Task objective:
Take the lines of the data below from the very first through the line containing "Chart.register(...registerables);" and output them exactly, pictures excluded.

Material:
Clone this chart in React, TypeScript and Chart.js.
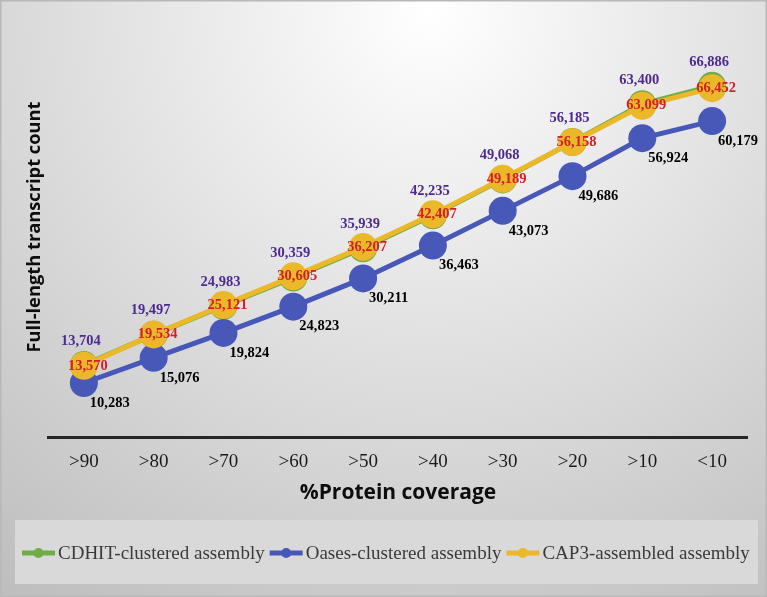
import React, { useEffect, useRef } from 'react';
import { Chart, registerables } from 'chart.js';

Chart.register(...registerables);

const categories = ['>90', '>80', '>70', '>60', '>50', '>40', '>30', '>20', '>10', '<10'];
const cdhitValues = [13704, 19497, 24983, 30359, 35939, 42235, 49068, 56185, 63400, 66886];
const oasesValues = [10283, 15076, 19824, 24823, 30211, 36463, 43073, 49686, 56924, 60179];
const cap3Values = [13570, 19534, 25121, 30605, 36207, 42407, 49189, 56158, 63099, 66452];
const seriesNames = ['CDHIT-clustered assembly', 'Oases-clustered assembly', 'CAP3-assembled assembly'];
const seriesColors = ['#70AD47', '#4858B8', '#EBB82A'];
const labelColors = ['#4E2A8E', '#000000', '#D0202A'];
const yMin = 0;
const yMax = 80000;

const W = 767;
const H = 597;

const backgroundPlugin = {
  id: 'bgPlugin',
  beforeDraw(chart: any) {
    const ctx = chart.ctx as CanvasRenderingContext2D;
    ctx.save();
    const g = ctx.createRadialGradient(430, 10, 0, 430, 10, 760);
    g.addColorStop(0, '#ffffff');
    g.addColorStop(0.45, '#e0e0e0');
    g.addColorStop(1, '#bababa');
    ctx.fillStyle = g;
    ctx.fillRect(0, 0, W, H);
    ctx.strokeStyle = '#b8b8b8';
    ctx.lineWidth = 1.5;
    ctx.strokeRect(0.75, 0.75, W - 1.5, H - 1.5);
    // legend panel
    ctx.fillStyle = '#d9d9d9';
    ctx.fillRect(15, 520, 743, 64);
    ctx.restore();
  },
};

const labelPlugin = {
  id: 'valueLabels',
  afterDatasetsDraw(chart: any) {
    const ctx = chart.ctx as CanvasRenderingContext2D;
    ctx.save();
    ctx.font = 'bold 14.5px "Liberation Serif"';
    ctx.textBaseline = 'middle';
    chart.data.datasets.forEach((ds: any, i: number) => {
      const meta = chart.getDatasetMeta(i);
      meta.data.forEach((pt: any, j: number) => {
        const txt = Number(ds.data[j]).toLocaleString('en-US');
        ctx.fillStyle = labelColors[i];
        if (i === 0) {
          ctx.textAlign = 'center';
          ctx.fillText(txt, pt.x - 3, pt.y - 24);
        } else if (i === 1) {
          ctx.textAlign = 'left';
          ctx.fillText(txt, pt.x + 6, pt.y + 20);
        } else {
          ctx.textAlign = 'center';
          ctx.fillText(txt, pt.x + 4, pt.y);
        }
      });
    });
    ctx.restore();
  },
};

const legendPlugin = {
  id: 'customLegend',
  afterDraw(chart: any) {
    const ctx = chart.ctx as CanvasRenderingContext2D;
    ctx.save();
    ctx.font = '19px "Liberation Serif"';
    ctx.textBaseline = 'middle';
    ctx.textAlign = 'left';
    const y = 553;
    let x = 22;
    chart.data.datasets.forEach((ds: any) => {
      const color = ds.borderColor;
      ctx.strokeStyle = color;
      ctx.lineWidth = 5;
      ctx.beginPath();
      ctx.moveTo(x, y);
      ctx.lineTo(x + 33, y);
      ctx.stroke();
      ctx.fillStyle = color;
      ctx.beginPath();
      ctx.arc(x + 16.5, y, 5, 0, Math.PI * 2);
      ctx.fill();
      x += 36;
      ctx.fillStyle = '#3a3a3a';
      ctx.fillText(ds.label, x, y + 1);
      x += ctx.measureText(ds.label).width + 5;
    });
    ctx.restore();
  },
};

export default function App() {
  const ref = useRef<HTMLCanvasElement | null>(null);

  useEffect(() => {
    if (!ref.current) return;
    const values = [cdhitValues, oasesValues, cap3Values];
    const orders = [2, 1, 0];
    const radii = [14, 14, 14];
    const chart = new Chart(ref.current, {
      type: 'line',
      data: {
        labels: categories,
        datasets: values.map((v, i) => ({
          label: seriesNames[i],
          data: v,
          borderColor: seriesColors[i],
          backgroundColor: seriesColors[i],
          pointBackgroundColor: seriesColors[i],
          pointBorderWidth: 0,
          pointRadius: radii[i],
          pointHoverRadius: radii[i],
          borderWidth: 5,
          tension: 0,
          order: orders[i],
        })),
      },
      options: {
        responsive: false,
        animation: false,
        events: [],
        layout: { padding: { top: 17, left: 24, right: 20, bottom: 0 } },
        plugins: {
          legend: { display: false },
          tooltip: { enabled: false },
        },
        scales: {
          x: {
            type: 'category',
            offset: true,
            grid: { display: false, drawTicks: false },
            border: { display: true, color: '#262626', width: 3 },
            ticks: {
              padding: 14,
              color: '#1a1a1a',
              font: { family: '"Liberation Serif"', size: 19 },
            },
            title: {
              display: true,
              text: '%Protein coverage',
              color: '#0d0d0d',
              font: { family: '"Open Sans"', size: 21, weight: 'bold' },
              padding: { top: -7, bottom: 91 },
            },
          },
          y: {
            min: yMin,
            max: yMax,
            grid: { display: false, drawTicks: false },
            border: { display: false },
            ticks: { display: false },
            title: {
              display: true,
              text: 'Full-length transcript count',
              color: '#0d0d0d',
              font: { family: '"Open Sans"', size: 18.3, weight: 'bold' },
              padding: { top: 0, bottom: 3 },
            },
          },
        },
      },
      plugins: [backgroundPlugin, labelPlugin, legendPlugin],
    } as any);
    return () => chart.destroy();
  }, []);

  return (
    <div style={{ position: 'absolute', left: 0, top: 0, width: W, height: H }}>
      <canvas ref={ref} width={W} height={H} style={{ display: 'block', width: W, height: H }} />
    </div>
  );
}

Written response:
Clone this chart in React, TypeScript and Chart.js.
import React, { useEffect, useRef } from 'react';
import { Chart, registerables } from 'chart.js';

Chart.register(...registerables);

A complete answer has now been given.